Note the last four words of verse 24: “He will do it.” They are simple and direct. No qualification, no hesitation, no doubt of any kind. Just four simple words: He will do it. Not “He may do it” or “He might do it” or “He could do it” or “He will do it if he feels like it.” Not even “He will do it if we do our part.” Just a simple declarative statement that God will do it. Unqualified by even the slightest reference to anything on our part. When it’s all said and done, what matters is not my strong hold on God, but his strong hold on me.

Sometimes when I ask someone, How are you? the reply comes, “I’m doing all right.” That’s a conversational nicety, but it’s not accurate. If the truth be told, we’re not “all right.” Some of us feel “all right” and most of us feel “partly right and partly wrong.” But none of us are completely “all right” in every area of life.
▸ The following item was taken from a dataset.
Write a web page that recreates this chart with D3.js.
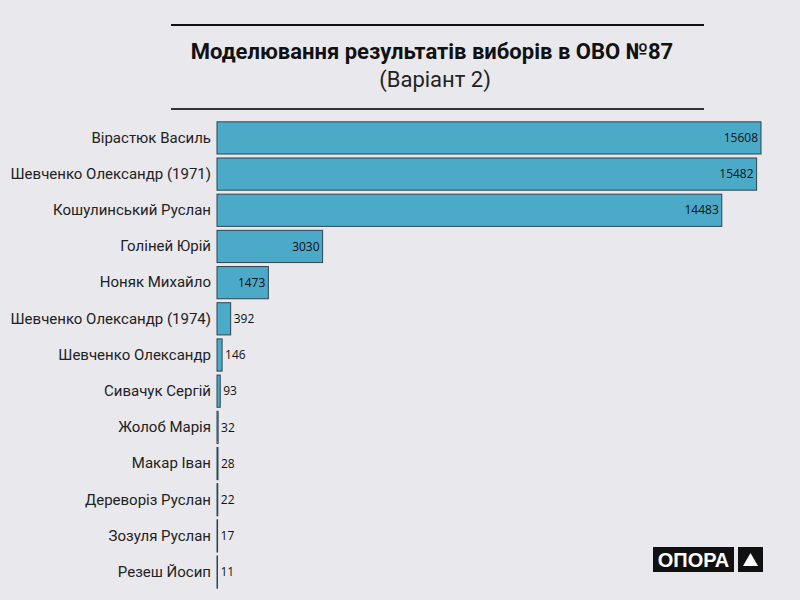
<!DOCTYPE html>
<html>
<head>
<meta charset="utf-8">
<script src="https://cdn.jsdelivr.net/npm/d3@7"></script>
<style>
  body { margin: 0; background: #e9e8ed; }
  svg { display: block; }
</style>
</head>
<body>
<div id="chart"></div>
<script>
// Дані
const candidates = [
  "Вірастюк Василь", "Шевченко Олександр (1971)", "Кошулинський Руслан",
  "Голіней Юрій", "Ноняк Михайло", "Шевченко Олександр (1974)",
  "Шевченко Олександр", "Сивачук Сергій", "Жолоб Марія", "Макар Іван",
  "Дереворіз Руслан", "Зозуля Руслан", "Резеш Йосип"
];
const votes = [15608, 15482, 14483, 3030, 1473, 392, 146, 93, 32, 28, 22, 17, 11];
const titleLines = ["Моделювання результатів виборів в ОВО №87", "(Варіант 2)"];

const width = 800, height = 600;
const margin = {top: 120, right: 39, bottom: 10, left: 217};

const svg = d3.select('#chart').append('svg')
  .attr('width', width)
  .attr('height', height);

svg.append('rect').attr('width', width).attr('height', height).attr('fill', '#e9e8ed');

// Заголовок
svg.append('line').attr('x1', 171).attr('x2', 704).attr('y1', 25).attr('y2', 25)
  .attr('stroke', '#111').attr('stroke-width', 2);
svg.append('line').attr('x1', 171).attr('x2', 704).attr('y1', 109).attr('y2', 109)
  .attr('stroke', '#333').attr('stroke-width', 2);
svg.append('text').attr('x', 432).attr('y', 59)
  .attr('text-anchor', 'middle')
  .style('font-family', 'Roboto').style('font-weight', 'bold').style('font-size', '22px')
  .attr('fill', '#111').text(titleLines[0]);
svg.append('text').attr('x', 435).attr('y', 87)
  .attr('text-anchor', 'middle')
  .style('font-family', 'Roboto').style('font-size', '22px')
  .attr('fill', '#222').text(titleLines[1]);

// Шкали
const x = d3.scaleLinear()
  .domain([0, d3.max(votes)])
  .range([margin.left, width - margin.right]);

const y = d3.scaleBand()
  .domain(candidates)
  .range([margin.top, height - margin.bottom])
  .paddingInner(0.11)
  .paddingOuter(0.05);

// Вісь з іменами
const yAxis = svg.append('g')
  .attr('transform', `translate(${margin.left},0)`)
  .call(d3.axisLeft(y).tickSize(0).tickPadding(6));
yAxis.select('.domain').remove();
yAxis.selectAll('text')
  .style('font-family', 'Roboto').style('font-size', '15px')
  .attr('fill', '#222');

const data = candidates.map((c, i) => ({name: c, value: votes[i]}));

// Стовпчики
svg.append('g').selectAll('rect')
  .data(data)
  .join('rect')
  .attr('x', x(0))
  .attr('y', d => y(d.name))
  .attr('width', d => Math.max(x(d.value) - x(0), 0.5))
  .attr('height', y.bandwidth())
  .attr('fill', '#4aaac8')
  .attr('stroke', '#2e4651')
  .attr('stroke-width', 1);

// Підписи значень
const labels = svg.append('g').selectAll('text')
  .data(data)
  .join('text')
  .attr('y', d => y(d.name) + y.bandwidth() / 2)
  .attr('dy', '0.35em')
  .style('font-family', 'Open Sans').style('font-size', '12px')
  .attr('fill', '#111')
  .text(d => d.value);

labels.each(function(d) {
  const w = this.getComputedTextLength();
  const barW = x(d.value) - x(0);
  const t = d3.select(this);
  if (barW > w + 8) {
    t.attr('x', x(d.value) - 3).attr('text-anchor', 'end');
  } else {
    t.attr('x', x(d.value) + 3).attr('text-anchor', 'start');
  }
});

// Логотип
const logo = svg.append('g').attr('transform', 'translate(653,547)');
logo.append('rect').attr('width', 81).attr('height', 25).attr('fill', '#111');
logo.append('text').attr('x', 40.5).attr('y', 20)
  .attr('text-anchor', 'middle')
  .style('font-family', 'Liberation Sans').style('font-weight', 'bold').style('font-size', '20px')
  .attr('fill', '#fff').text('ОПОРА');
logo.append('rect').attr('x', 85).attr('width', 25).attr('height', 25).attr('fill', '#111');
logo.append('path').attr('d', 'M97.5,6 L105,19 L90,19 Z').attr('fill', '#fff');
</script>
</body>
</html>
For the moment, we’re not “all right” but by God’s grace we’re moving in that direction and in the end, all God’s children are going to be “all right’ when we stand in his presence.

In that day we will be whole and complete. Perfect, pure, perfected. No more hammering, no more sawing, no more finish work. Why? Because God finishes what he starts.

Place Yourself in God’s Hands

We may chafe, doubt and despair of any progress at all. We may be angry and give up. But God does not change. He is faithful and he will do it.

What is left for us? Simply to place ourselves in God’s hands. To cooperate with the Master Designer as he shapes us into the image of Jesus. To say, “Lord, here am I. Make me what you want me to be.”

Take heart. God is at work in your life. He will not stop until the job is done.